Challenge: Carry none of the pictures over; write out the complete data exactly.

Given data:
** start **

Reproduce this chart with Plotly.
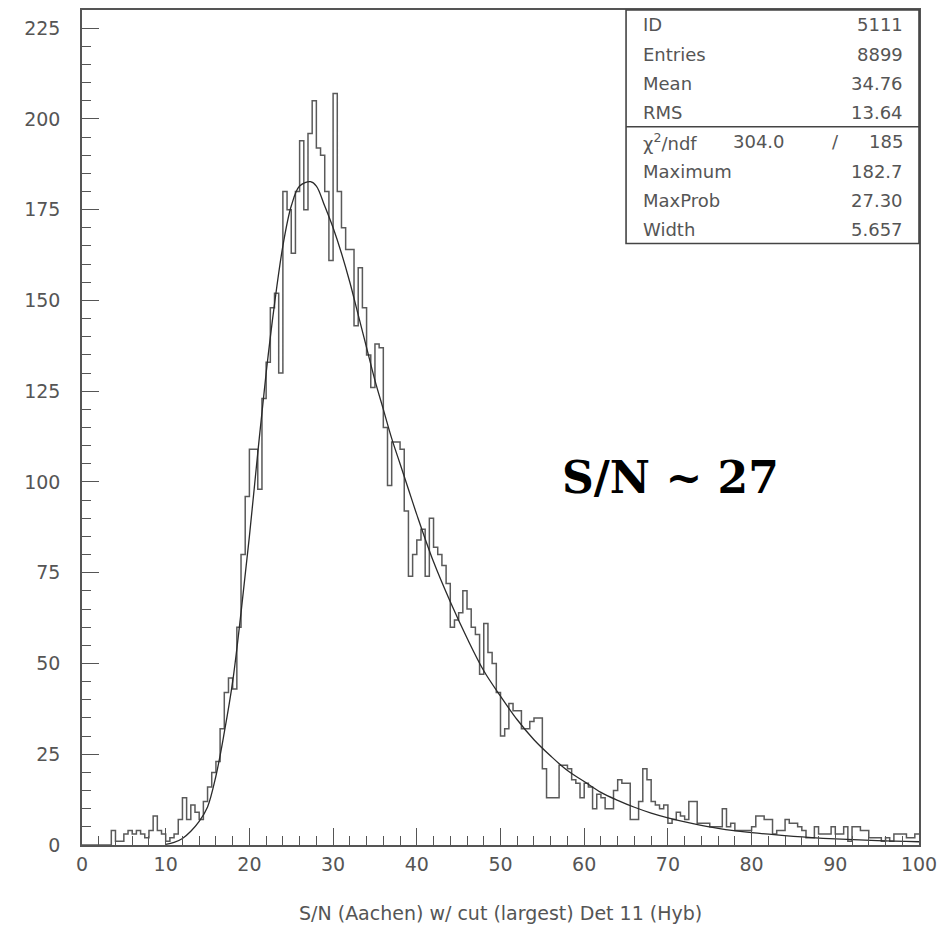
import numpy as np
import plotly.graph_objects as go

# Histogram: S/N spectrum, 200 bins of width 0.5 from 0 to 100
BIN_WIDTH = 0.5
X_MIN, X_MAX = 0.0, 100.0
COUNTS = [
    0, 0, 0, 0, 0, 0, 0,
    4, 1, 1, 3, 4, 3, 4, 3, 2, 4,
    8, 4, 3, 1, 2, 3, 7, 13, 7, 11,
    9, 7, 12, 16, 20, 23, 32, 42, 46, 43, 60,
    80, 96, 109, 109, 98, 123, 133, 148, 152, 130,
    180, 175, 163, 180, 194, 175, 196, 205, 192, 190,
    180, 161, 207, 180, 170, 164, 164, 143, 159, 148,
    135, 126, 138, 137, 115, 99, 111, 111, 109, 92,
    74, 80, 84, 87, 74, 90, 82, 80, 77, 72,
    60, 62, 64, 70, 65, 60, 58, 47, 61, 53,
    50, 42, 30, 32, 39, 37, 37, 32, 32, 34,
    35, 35, 21, 13, 13, 13, 22, 22, 21, 18,
    17, 13, 17, 16, 10, 14, 13, 10, 10, 15,
    18, 17, 17, 7, 7, 12, 21, 18, 12, 11,
    10, 11, 6, 7, 9, 8, 7, 12, 12, 6,
    6, 6, 5, 5, 5, 10, 5, 6, 4, 4,
    4, 4, 5, 8, 8, 7, 7, 3, 4, 4,
    7, 6, 6, 5, 4, 2, 2, 5, 3, 3,
    3, 5, 3, 3, 5, 1, 5, 5, 4, 4,
    2, 2, 2, 1, 2, 1, 3, 3, 3, 2, 2, 3,
]

# Landau fit curve, sampled along x (peak at MaxProb = 27.30, height 182.7)
FIT_X = [10, 11, 12, 13, 14, 15, 16, 17, 18, 19, 20, 21, 22, 23, 24, 25, 26,
         27.3, 28, 29, 30, 31, 32, 33, 34, 35, 36, 37, 38, 39, 40, 42, 44, 46,
         48, 50, 52, 54, 56, 58, 60, 62, 64, 66, 68, 70, 73, 76, 80, 85, 90,
         95, 100]
FIT_Y = [0.2, 0.7, 1.8, 3.8, 6.5, 10.5, 19, 31, 45, 64, 85, 108, 130, 149,
         165, 176, 181.5, 182.7, 181.5, 176, 170, 163, 155, 146, 137, 128,
         120, 112, 105, 98, 91, 78, 67, 57, 48, 41, 34.5, 29, 24.5, 20.5,
         17.5, 14.5, 12.3, 10.4, 8.8, 7.5, 5.9, 4.6, 3.4, 2.4, 1.7, 1.2, 0.9]

# Statistics box contents
STAT_LABELS = ["ID", "Entries", "Mean", "RMS"]
STAT_VALUES = ["5111", "8899", "34.76", "13.64"]
CHI2, NDF = "304.0", "185"
FIT_LABELS = ["Maximum", "MaxProb", "Width"]
FIT_VALUES = ["182.7", "27.30", "5.657"]

X_TITLE = "S/N (Aachen) w/ cut (largest) Det 11 (Hyb)"
LABEL = "S/N ~ 27"

edges = X_MIN + BIN_WIDTH * np.arange(len(COUNTS) + 1)
step_y = list(COUNTS) + [COUNTS[-1]]

GREY = "#555555"
fig = go.Figure()
fig.add_trace(go.Scatter(
    x=edges, y=step_y, mode="lines", line_shape="hv",
    line=dict(color="#5a5a5a", width=1.5), hoverinfo="skip",
))
fig.add_trace(go.Scatter(
    x=FIT_X, y=FIT_Y, mode="lines", line_shape="spline",
    line=dict(color="#2a2a2a", width=1.3, smoothing=1.0), hoverinfo="skip",
))

tick_font = dict(family="DejaVu Sans", size=19, color=GREY)
fig.update_xaxes(
    range=[X_MIN, X_MAX], showgrid=False, zeroline=False,
    showline=True, linecolor=GREY, linewidth=1.6, mirror=True,
    ticks="inside", ticklen=17, tickwidth=1.3, tickcolor=GREY,
    tick0=0, dtick=10, tickfont=tick_font, ticklabelstandoff=1,
    minor=dict(ticks="inside", dtick=2, ticklen=9, tickwidth=1.2, tickcolor=GREY),
)
fig.update_yaxes(
    range=[0, 230], showgrid=False, zeroline=False,
    showline=True, linecolor=GREY, linewidth=1.6, mirror=True,
    ticks="inside", ticklen=17, tickwidth=1.3, tickcolor=GREY,
    tick0=0, dtick=25, tickfont=tick_font, ticklabelstandoff=16,
    minor=dict(ticks="inside", dtick=5, ticklen=9, tickwidth=1.2, tickcolor=GREY),
)

# Plot area in pixels: x 82..922, y 8..845
PX_L, PX_R, PX_T, PX_B = 82, 922, 8, 845


def px(xp):
    return (xp - PX_L) / (PX_R - PX_L)


def py(yp):
    return (PX_B - yp) / (PX_B - PX_T)


shapes = [
    dict(type="rect", xref="paper", yref="paper",
         x0=px(628), x1=1, y0=py(242), y1=1,
         line=dict(color="#444444", width=1.6), fillcolor="white", layer="above"),
    dict(type="line", xref="paper", yref="paper",
         x0=px(628), x1=1, y0=py(125), y1=py(125),
         line=dict(color="#444444", width=1.6), layer="above"),
]

stat_font = dict(family="DejaVu Sans", size=18, color=GREY)
annotations = []
row_y0, row_dy = 23, 29.3
labels = STAT_LABELS + ["χ<sup>2</sup>/ndf"] + FIT_LABELS
values = STAT_VALUES + [NDF] + FIT_VALUES
for k, (lab, val) in enumerate(zip(labels, values)):
    yy = py(row_y0 + k * row_dy)
    annotations.append(dict(text=lab, x=px(643), y=yy, xref="paper", yref="paper",
                            xanchor="left", yanchor="middle", showarrow=False, font=stat_font))
    annotations.append(dict(text=val, x=px(908), y=yy, xref="paper", yref="paper",
                            xanchor="right", yanchor="middle", showarrow=False, font=stat_font))
chi_y = py(row_y0 + 4 * row_dy)
annotations.append(dict(text=CHI2, x=px(761), y=chi_y, xref="paper", yref="paper",
                        xanchor="center", yanchor="middle", showarrow=False, font=stat_font))
annotations.append(dict(text="/", x=px(838), y=chi_y, xref="paper", yref="paper",
                        xanchor="center", yanchor="middle", showarrow=False, font=stat_font))

annotations.append(dict(text=X_TITLE, x=0.5, y=py(913), xref="paper", yref="paper",
                        xanchor="center", yanchor="middle", showarrow=False,
                        font=dict(family="DejaVu Sans", size=19, color=GREY)))
annotations.append(dict(text="<b>" + LABEL + "</b>", x=px(673), y=py(477),
                        xref="paper", yref="paper", xanchor="center", yanchor="middle",
                        showarrow=False,
                        font=dict(family="DejaVu Serif", size=44, color="black")))

fig.update_layout(
    width=945, height=929,
    margin=dict(l=PX_L, r=945 - PX_R, t=PX_T, b=929 - PX_B),
    plot_bgcolor="white", paper_bgcolor="white",
    showlegend=False, shapes=shapes, annotations=annotations,
)

fig.write_html("out.html")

** end **

Result for this exercise:
Reproduce this chart with Plotly.
import numpy as np
import plotly.graph_objects as go

# Histogram: S/N spectrum, 200 bins of width 0.5 from 0 to 100
BIN_WIDTH = 0.5
X_MIN, X_MAX = 0.0, 100.0
COUNTS = [
    0, 0, 0, 0, 0, 0, 0,
    4, 1, 1, 3, 4, 3, 4, 3, 2, 4,
    8, 4, 3, 1, 2, 3, 7, 13, 7, 11,
    9, 7, 12, 16, 20, 23, 32, 42, 46, 43, 60,
    80, 96, 109, 109, 98, 123, 133, 148, 152, 130,
    180, 175, 163, 180, 194, 175, 196, 205, 192, 190,
    180, 161, 207, 180, 170, 164, 164, 143, 159, 148,
    135, 126, 138, 137, 115, 99, 111, 111, 109, 92,
    74, 80, 84, 87, 74, 90, 82, 80, 77, 72,
    60, 62, 64, 70, 65, 60, 58, 47, 61, 53,
    50, 42, 30, 32, 39, 37, 37, 32, 32, 34,
    35, 35, 21, 13, 13, 13, 22, 22, 21, 18,
    17, 13, 17, 16, 10, 14, 13, 10, 10, 15,
    18, 17, 17, 7, 7, 12, 21, 18, 12, 11,
    10, 11, 6, 7, 9, 8, 7, 12, 12, 6,
    6, 6, 5, 5, 5, 10, 5, 6, 4, 4,
    4, 4, 5, 8, 8, 7, 7, 3, 4, 4,
    7, 6, 6, 5, 4, 2, 2, 5, 3, 3,
    3, 5, 3, 3, 5, 1, 5, 5, 4, 4,
    2, 2, 2, 1, 2, 1, 3, 3, 3, 2, 2, 3,
]

# Landau fit curve, sampled along x (peak at MaxProb = 27.30, height 182.7)
FIT_X = [10, 11, 12, 13, 14, 15, 16, 17, 18, 19, 20, 21, 22, 23, 24, 25, 26,
         27.3, 28, 29, 30, 31, 32, 33, 34, 35, 36, 37, 38, 39, 40, 42, 44, 46,
         48, 50, 52, 54, 56, 58, 60, 62, 64, 66, 68, 70, 73, 76, 80, 85, 90,
         95, 100]
FIT_Y = [0.2, 0.7, 1.8, 3.8, 6.5, 10.5, 19, 31, 45, 64, 85, 108, 130, 149,
         165, 176, 181.5, 182.7, 181.5, 176, 170, 163, 155, 146, 137, 128,
         120, 112, 105, 98, 91, 78, 67, 57, 48, 41, 34.5, 29, 24.5, 20.5,
         17.5, 14.5, 12.3, 10.4, 8.8, 7.5, 5.9, 4.6, 3.4, 2.4, 1.7, 1.2, 0.9]

# Statistics box contents
STAT_LABELS = ["ID", "Entries", "Mean", "RMS"]
STAT_VALUES = ["5111", "8899", "34.76", "13.64"]
CHI2, NDF = "304.0", "185"
FIT_LABELS = ["Maximum", "MaxProb", "Width"]
FIT_VALUES = ["182.7", "27.30", "5.657"]

X_TITLE = "S/N (Aachen) w/ cut (largest) Det 11 (Hyb)"
LABEL = "S/N ~ 27"

edges = X_MIN + BIN_WIDTH * np.arange(len(COUNTS) + 1)
step_y = list(COUNTS) + [COUNTS[-1]]

GREY = "#555555"
fig = go.Figure()
fig.add_trace(go.Scatter(
    x=edges, y=step_y, mode="lines", line_shape="hv",
    line=dict(color="#5a5a5a", width=1.5), hoverinfo="skip",
))
fig.add_trace(go.Scatter(
    x=FIT_X, y=FIT_Y, mode="lines", line_shape="spline",
    line=dict(color="#2a2a2a", width=1.3, smoothing=1.0), hoverinfo="skip",
))

tick_font = dict(family="DejaVu Sans", size=19, color=GREY)
fig.update_xaxes(
    range=[X_MIN, X_MAX], showgrid=False, zeroline=False,
    showline=True, linecolor=GREY, linewidth=1.6, mirror=True,
    ticks="inside", ticklen=17, tickwidth=1.3, tickcolor=GREY,
    tick0=0, dtick=10, tickfont=tick_font, ticklabelstandoff=1,
    minor=dict(ticks="inside", dtick=2, ticklen=9, tickwidth=1.2, tickcolor=GREY),
)
fig.update_yaxes(
    range=[0, 230], showgrid=False, zeroline=False,
    showline=True, linecolor=GREY, linewidth=1.6, mirror=True,
    ticks="inside", ticklen=17, tickwidth=1.3, tickcolor=GREY,
    tick0=0, dtick=25, tickfont=tick_font, ticklabelstandoff=16,
    minor=dict(ticks="inside", dtick=5, ticklen=9, tickwidth=1.2, tickcolor=GREY),
)

# Plot area in pixels: x 82..922, y 8..845
PX_L, PX_R, PX_T, PX_B = 82, 922, 8, 845


def px(xp):
    return (xp - PX_L) / (PX_R - PX_L)


def py(yp):
    return (PX_B - yp) / (PX_B - PX_T)


shapes = [
    dict(type="rect", xref="paper", yref="paper",
         x0=px(628), x1=1, y0=py(242), y1=1,
         line=dict(color="#444444", width=1.6), fillcolor="white", layer="above"),
    dict(type="line", xref="paper", yref="paper",
         x0=px(628), x1=1, y0=py(125), y1=py(125),
         line=dict(color="#444444", width=1.6), layer="above"),
]

stat_font = dict(family="DejaVu Sans", size=18, color=GREY)
annotations = []
row_y0, row_dy = 23, 29.3
labels = STAT_LABELS + ["χ<sup>2</sup>/ndf"] + FIT_LABELS
values = STAT_VALUES + [NDF] + FIT_VALUES
for k, (lab, val) in enumerate(zip(labels, values)):
    yy = py(row_y0 + k * row_dy)
    annotations.append(dict(text=lab, x=px(643), y=yy, xref="paper", yref="paper",
                            xanchor="left", yanchor="middle", showarrow=False, font=stat_font))
    annotations.append(dict(text=val, x=px(908), y=yy, xref="paper", yref="paper",
                            xanchor="right", yanchor="middle", showarrow=False, font=stat_font))
chi_y = py(row_y0 + 4 * row_dy)
annotations.append(dict(text=CHI2, x=px(761), y=chi_y, xref="paper", yref="paper",
                        xanchor="center", yanchor="middle", showarrow=False, font=stat_font))
annotations.append(dict(text="/", x=px(838), y=chi_y, xref="paper", yref="paper",
                        xanchor="center", yanchor="middle", showarrow=False, font=stat_font))

annotations.append(dict(text=X_TITLE, x=0.5, y=py(913), xref="paper", yref="paper",
                        xanchor="center", yanchor="middle", showarrow=False,
                        font=dict(family="DejaVu Sans", size=19, color=GREY)))
annotations.append(dict(text="<b>" + LABEL + "</b>", x=px(673), y=py(477),
                        xref="paper", yref="paper", xanchor="center", yanchor="middle",
                        showarrow=False,
                        font=dict(family="DejaVu Serif", size=44, color="black")))

fig.update_layout(
    width=945, height=929,
    margin=dict(l=PX_L, r=945 - PX_R, t=PX_T, b=929 - PX_B),
    plot_bgcolor="white", paper_bgcolor="white",
    showlegend=False, shapes=shapes, annotations=annotations,
)

fig.write_html("out.html")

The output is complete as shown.